The board also stated that mandatory vacation and sick leave should be immediately reduced to 14 days a year as opposed to Rossello’s proposed seven days a year, and that a Christmas bonus should be made voluntary by 2019 as part of a proposed labor reform that Puerto Ricans have widely rejected.

“Broad and deep reforms are vital to Puerto Rico’s future,” Jose Carrion, the board’s chairman, said in a statement. “We will continue to work collaboratively with the government to get this right, and will only stop once we have created a roadmap that is transformative for the island’s economy.”

The government is now expected to revise various fiscal plans it submitted to the board last week to include those changes, but it is unclear whether that will happen. The board was scheduled to approve those plans on Monday but abruptly cancelled the meeting.

Rossello’s spokeswoman said the governor will respond to the board’s requests during a televised address on Wednesday evening.

The board is seeking other changes, including reducing the amount of money available to Puerto Rico’s 78 municipalities as they struggle to recover from Hurricane Maria, which hit six months ago and caused an estimated more than $100 billion in damage. A municipal recovery fund was supposed to receive $100 million a year, but the board stated it should receive a one-time infusion of $78 million for this year only.

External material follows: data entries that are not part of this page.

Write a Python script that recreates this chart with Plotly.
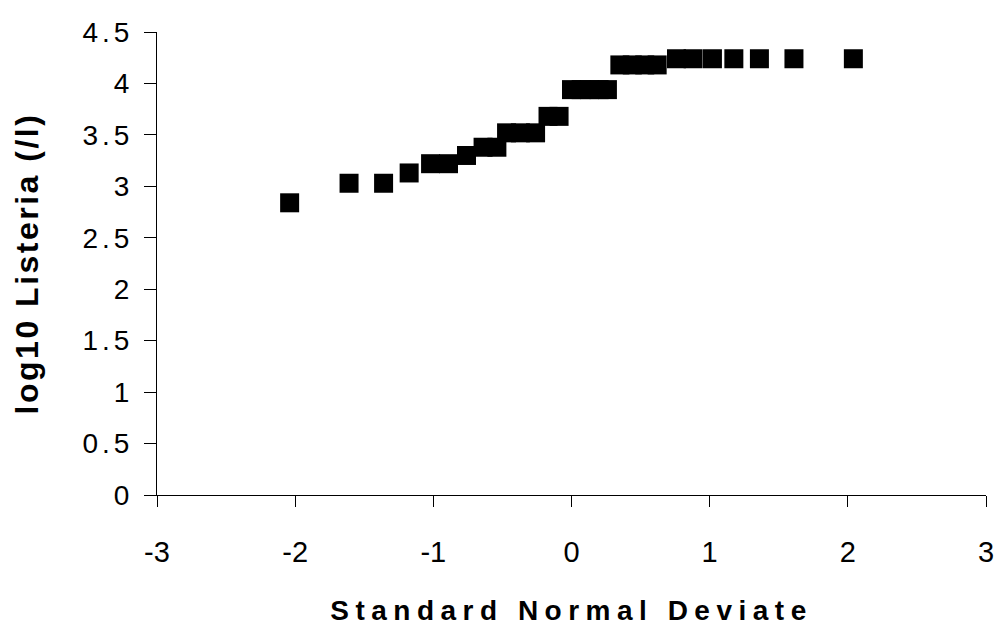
import plotly.graph_objects as go

# Standard normal deviate (x) and log10 Listeria (/l) (y)
deviate = [-2.04, -1.61, -1.36, -1.175, -1.02, -0.89, -0.76, -0.64, -0.54,
           -0.47, -0.37, -0.26, -0.17, -0.09,
           0.00, 0.07, 0.13, 0.20, 0.26,
           0.35, 0.44, 0.53, 0.62,
           0.76, 0.88, 1.02, 1.175, 1.36, 1.61, 2.04]
log_listeria = [2.84, 3.03, 3.03, 3.13, 3.22, 3.22, 3.30, 3.38, 3.38,
                3.52, 3.52, 3.52, 3.68, 3.68,
                3.94, 3.94, 3.94, 3.94, 3.94,
                4.18, 4.18, 4.18, 4.18,
                4.24, 4.24, 4.24, 4.24, 4.24, 4.24, 4.24]

x_ticks = [-3, -2, -1, 0, 1, 2, 3]
y_ticks = [0, 0.5, 1, 1.5, 2, 2.5, 3, 3.5, 4, 4.5]
y_tick_labels = ["0", "0.5", "1", "1.5", "2", "2.5", "3", "3.5", "4", "4.5"]

FONT = "Liberation Sans, Arial, sans-serif"

fig = go.Figure()
fig.add_trace(go.Scatter(
    x=deviate, y=log_listeria, mode="markers",
    marker=dict(symbol="square", size=19, color="black"),
    showlegend=False, hoverinfo="x+y",
))

fig.update_layout(
    width=1004, height=630,
    margin=dict(l=157, r=10, t=32, b=134),
    paper_bgcolor="white", plot_bgcolor="white",
    xaxis=dict(
        range=[-3, 3], tickvals=x_ticks, ticktext=[str(v) for v in x_ticks],
        showgrid=False, zeroline=False, showline=True, linecolor="black", linewidth=1,
        ticks="outside", ticklen=11, tickcolor="black", tickwidth=1,
        tickfont=dict(family=FONT, size=29, color="black"),
        ticklabelstandoff=20,
        title=dict(text="<b>Standard Normal Deviate</b>",
                   font=dict(family=FONT, size=28, color="black"),
                   standoff=33),
    ),
    yaxis=dict(
        range=[0, 4.5], tickvals=y_ticks, ticktext=y_tick_labels,
        showgrid=False, zeroline=False, showline=True, linecolor="black", linewidth=1,
        ticks="outside", ticklen=12, tickcolor="black", tickwidth=1,
        tickfont=dict(family=FONT, size=28, color="black"),
        ticklabelstandoff=5,
        title=dict(text="<b>log10 Listeria (/l)</b>",
                   font=dict(family=FONT, size=32, color="black"),
                   standoff=46),
    ),
)

# letter spacing as in the original chart's typography
js = """
(function(){
  function sp(){
    document.querySelectorAll('.ytick text').forEach(function(t){t.style.letterSpacing='4px';});
    document.querySelectorAll('.g-xtitle text').forEach(function(t){t.style.letterSpacing='6.5px';});
    document.querySelectorAll('.g-ytitle text').forEach(function(t){t.style.letterSpacing='2.5px';});
  }
  sp();
  var gd = document.getElementById('{plot_id}');
  if (gd && gd.on) { gd.on('plotly_afterplot', sp); }
})();
"""

fig.write_html("out.html", post_script=js)
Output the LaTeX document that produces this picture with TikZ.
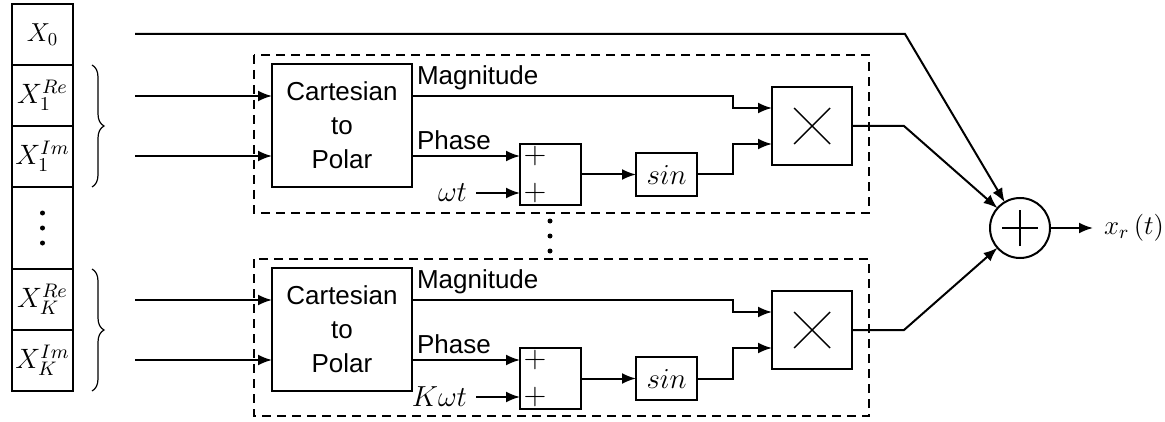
\RequirePackage{fix-cm}
\documentclass[tikz,border=0pt]{standalone}
\usepackage{fontspec}
\setsansfont{Liberation Sans}
\usetikzlibrary{positioning, arrows.meta, decorations.pathreplacing}

\begin{document}
\begin{tikzpicture}[x=0.5pt, y=-0.5pt,
  line width=1pt,
  cell/.style={draw, minimum width=30.5pt, minimum height=30.5pt, inner sep=0pt, outer sep=0pt, font=\fontsize{14}{16}\selectfont},
  blk/.style={draw, inner sep=0pt, outer sep=0pt},
  lbl/.style={font=\sffamily\fontsize{13}{17}\selectfont, inner xsep=2pt, inner ysep=2.5pt},
  sym/.style={font=\fontsize{14.5}{16}\selectfont, inner sep=1pt},
  pl/.style={font=\fontsize{15}{16}\selectfont, inner sep=0pt},
  mul/.style={blk, minimum width=40pt, minimum height=39pt,
    path picture={\draw[line width=0.7pt] ([shift={(-9pt,-9pt)}]path picture bounding box.center) -- ++(18pt,18pt)
      ([shift={(-9pt,9pt)}]path picture bounding box.center) -- ++(18pt,-18pt);}},
  sumc/.style={circle, draw, minimum size=30pt, inner sep=0pt, outer sep=0pt,
    path picture={\draw[line width=0.7pt] ([xshift=-9pt]path picture bounding box.center) -- ++(18pt,0)
      ([yshift=-9pt]path picture bounding box.center) -- ++(0,18pt);}},
  grp/.style={draw, dash pattern=on 4.5pt off 3pt, line width=0.9pt},
  brc/.style={decorate, decoration={brace, amplitude=6pt}, line width=0.6pt},
  >={Latex[length=7pt,width=5.5pt]}]
\useasboundingbox (0,0) rectangle (1165,422);
% input column
\node[cell, font=\fontsize{13}{15}\selectfont] (x0) at (42.5,34.5) {$X_0$};
\node[cell] (x1re) at (42.5,95.5) {$X_1^{Re}$};
\node[cell] (x1im) at (42.5,156.5) {$X_1^{Im}$};
\node[cell, minimum height=41pt] (dots) at (42.5,228) {};
\node[cell] (xkre) at (42.5,299.5) {$X_K^{Re}$};
\node[cell] (xkim) at (42.5,360.5) {$X_K^{Im}$};
\foreach \dy in {213,228,243} \fill (42.5,\dy) circle (1.25pt);
\draw[brc] ([xshift=9.5pt]x1re.north east) -- ([xshift=9.5pt]x1im.south east);
\draw[brc] ([xshift=9.5pt]xkre.north east) -- ([xshift=9.5pt]xkim.south east);
\coordinate (in0) at (135,34);
\coordinate (in1) at (135,96);
\coordinate (in2) at (135,156);
\coordinate (in3) at (135,300);
\coordinate (in4) at (135,360);
\coordinate (bend0) at (905,34);
% branch 1
\draw[grp] (254,55) rectangle (869,213);
\node[lbl, blk, minimum width=70pt, minimum height=61.5pt, align=center] (cp1) at (342,125.5) {Cartesian\\to\\Polar};
\node[blk, minimum size=30.5pt] (ad1) at (550.5,174.5) {};
\node[pl] at ([xshift=7.5pt,yshift=-6pt]ad1.north west) {$+$};
\node[pl] at ([xshift=7.5pt,yshift=6pt]ad1.south west) {$+$};
\node[blk, sym, minimum width=30.5pt, minimum height=21.5pt] (s1) at (666.5,174.5) {$sin$};
\node[mul] (m1) at (812,126) {};
\node[sym, anchor=east] (w1) at (470,193) {$\omega t$};
\draw[->] (in1) -- (in1 -| cp1.west);
\draw[->] (in2) -- (in2 -| cp1.west);
\draw[->] (cp1.east |- in1) node[lbl, anchor=south west] {Magnitude}
  -| ([xshift=-19.5pt,yshift=9pt]m1.west) -- ([yshift=9pt]m1.west);
\draw[->] (cp1.east |- in2) node[lbl, anchor=south west] {Phase} -- (in2 -| ad1.west);
\draw[->] ([xshift=3pt]w1.east) -- (w1 -| ad1.west);
\draw[->] (ad1) -- (s1);
\draw[->] (s1.east) -| ([xshift=-19.5pt,yshift=-9pt]m1.west) -- ([yshift=-9pt]m1.west);
\foreach \dy in {221,236,251} \fill (550,\dy) circle (1.25pt);
% branch K
\draw[grp] (254,259) rectangle (869,416);
\node[lbl, blk, minimum width=70pt, minimum height=61.5pt, align=center] (cp2) at (342,329.5) {Cartesian\\to\\Polar};
\node[blk, minimum size=30.5pt] (ad2) at (550.5,378.5) {};
\node[pl] at ([xshift=7.5pt,yshift=-6pt]ad2.north west) {$+$};
\node[pl] at ([xshift=7.5pt,yshift=6pt]ad2.south west) {$+$};
\node[blk, sym, minimum width=30.5pt, minimum height=21.5pt] (s2) at (666.5,378.5) {$sin$};
\node[mul] (m2) at (812,330) {};
\node[sym, anchor=east] (w2) at (470,397) {$K\omega t$};
\draw[->] (in3) -- (in3 -| cp2.west);
\draw[->] (in4) -- (in4 -| cp2.west);
\draw[->] (cp2.east |- in3) node[lbl, anchor=south west] {Magnitude}
  -| ([xshift=-19.5pt,yshift=9pt]m2.west) -- ([yshift=9pt]m2.west);
\draw[->] (cp2.east |- in4) node[lbl, anchor=south west] {Phase} -- (in4 -| ad2.west);
\draw[->] ([xshift=3pt]w2.east) -- (w2 -| ad2.west);
\draw[->] (ad2) -- (s2);
\draw[->] (s2.east) -| ([xshift=-19.5pt,yshift=-9pt]m2.west) -- ([yshift=-9pt]m2.west);
% summation
\node[sumc] (sum) at (1020,228) {};
\node[sym, anchor=west, inner sep=5pt, font=\fontsize{13.5}{15}\selectfont] (out) at (1093,228) {$x_r\left(t\right)$};
\draw[->] (in0) -- (bend0) -- (sum);
\draw[->] (m1.east) -- ++(26pt,0) -- (sum);
\draw[->] (m2.east) -- ++(26pt,0) -- (sum);
\draw[->] (sum) -- (out);
\end{tikzpicture}
\end{document}
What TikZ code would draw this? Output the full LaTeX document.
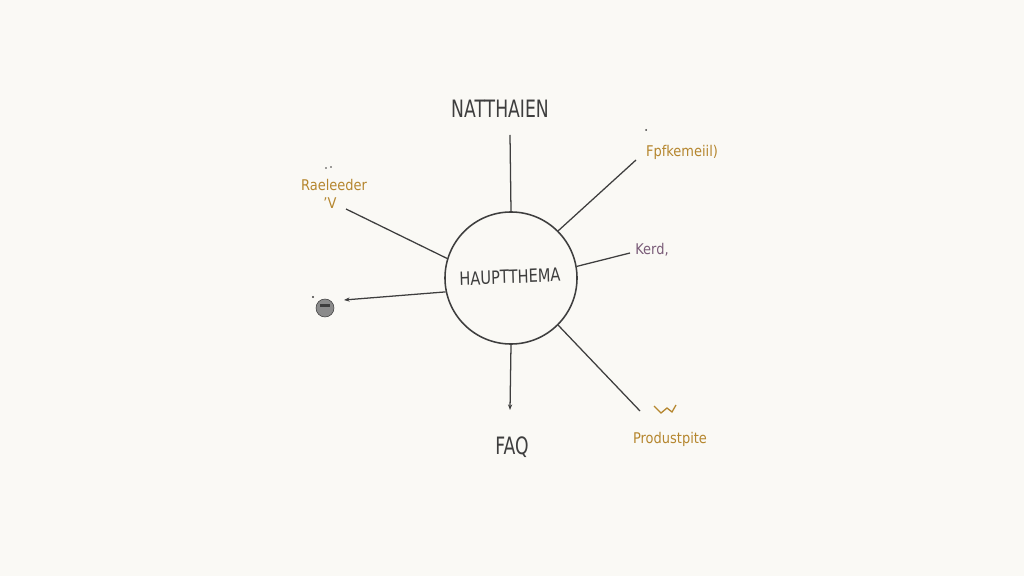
\documentclass[tikz,border=0pt]{standalone}
\usepackage{fontspec}
\setmainfont{DejaVu Sans}
\usetikzlibrary{arrows.meta}
\definecolor{bg}{HTML}{FAF9F5}
\definecolor{ink}{HTML}{3E3E3E}
\definecolor{ochre}{HTML}{B5862E}
\definecolor{plum}{HTML}{7A5C78}
\tikzset{
  conn/.style={draw=ink, line width=0.9pt},
  arr/.style={conn, -{Stealth[length=4pt,width=3pt]}},
  big/.style={text=ink, font=\fontsize{17}{17}\selectfont, xscale=0.72, inner sep=0pt},
  small/.style={text=ochre, font=\fontsize{10.5}{10.5}\selectfont, xscale=0.88, inner sep=0pt},
}
\begin{document}
\begin{tikzpicture}[x=0.025cm, y=-0.025cm]
\fill[bg] (0,0) rectangle (1024,576);
\useasboundingbox (0,0) rectangle (1024,576);
% central topic
\node[draw=ink, line width=1.1pt, circle, minimum size=3.3cm, inner sep=0pt] (c) at (511,278) {};
\node[text=ink, font=\fontsize{13}{13}\selectfont, xscale=0.8, rotate=2, inner sep=0pt] (ct) at (510,277) {HAUPTTHEMA};
% labels
\node[big] (n) at (500,109) {NATTHAIEN};
\node[big] (faq) at (512,447) {FAQ};
\node[small] (f) at (682,152) {Fpfkemeiil)};
\node[small] (r) at (334,185) {Raeleeder};
\node[small] (rv) at (330,203) {'V};
\node[small, text=plum] (k) at (652,250) {Kerd,};
\node[small] (p) at (670,439) {Produstpite};
\node[draw=ink, fill=ink!60, circle, minimum size=0.45cm, inner sep=0pt] (b) at (325,308) {};
\fill[ink] (b.center) ++(-5,-4) rectangle ++(10,3);
\fill[ink] (313,297) circle (1.2);
\fill[ink] (646,130) circle (1);
\fill[ink] (326,168) circle (0.8) (331,167) circle (0.8);
\coordinate (sq) at (664,410);
\draw[ochre, line width=0.9pt] (sq) ++(-10,-4) -- ++(7,7) -- ++(6,-5) -- ++(5,4) -- ++(4,-7);
% connector endpoints
\coordinate (ntop) at (510,135);
\coordinate (fend) at (636,160);
\coordinate (kend) at (630,253);
\coordinate (pend) at (640,411);
\coordinate (fqend) at (510,410);
\coordinate (rend) at (346,209);
\coordinate (bend) at (344,300);
% connectors
\draw[conn] (ntop) -- (c.90);
\draw[conn] (c.45) -- (fend);
\draw[conn] (c.10) -- (kend);
\draw[conn] (c.-45) -- (pend);
\draw[arr] (c.-90) -- (fqend);
\draw[conn] (c.163) -- (rend);
\draw[arr] (c.192) -- (bend);
\end{tikzpicture}
\end{document}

The board also said that a $300 million loan awarded to Puerto Rico’s Electric Power Authority should be repaid within two years.

Without the changes, the board said Puerto Rico faces more poverty and loss of population. Nearly half a million people have fled for the U.S. mainland in the past decade as the island remains mired in an 11-year recession and struggles to restructure more than $70 billion in public debt. In addition, another estimated more than 130,000 people left after the Category 4 storm struck on Sept. 20.

“We have the chance now, with the support of the federal government and the stimulus effect of federal funding, to launch a truly sustainable recovery, correct the terrible fiscal mistakes of the past, and benefit the lives of everyone living on the island,” the board said in one of its letters.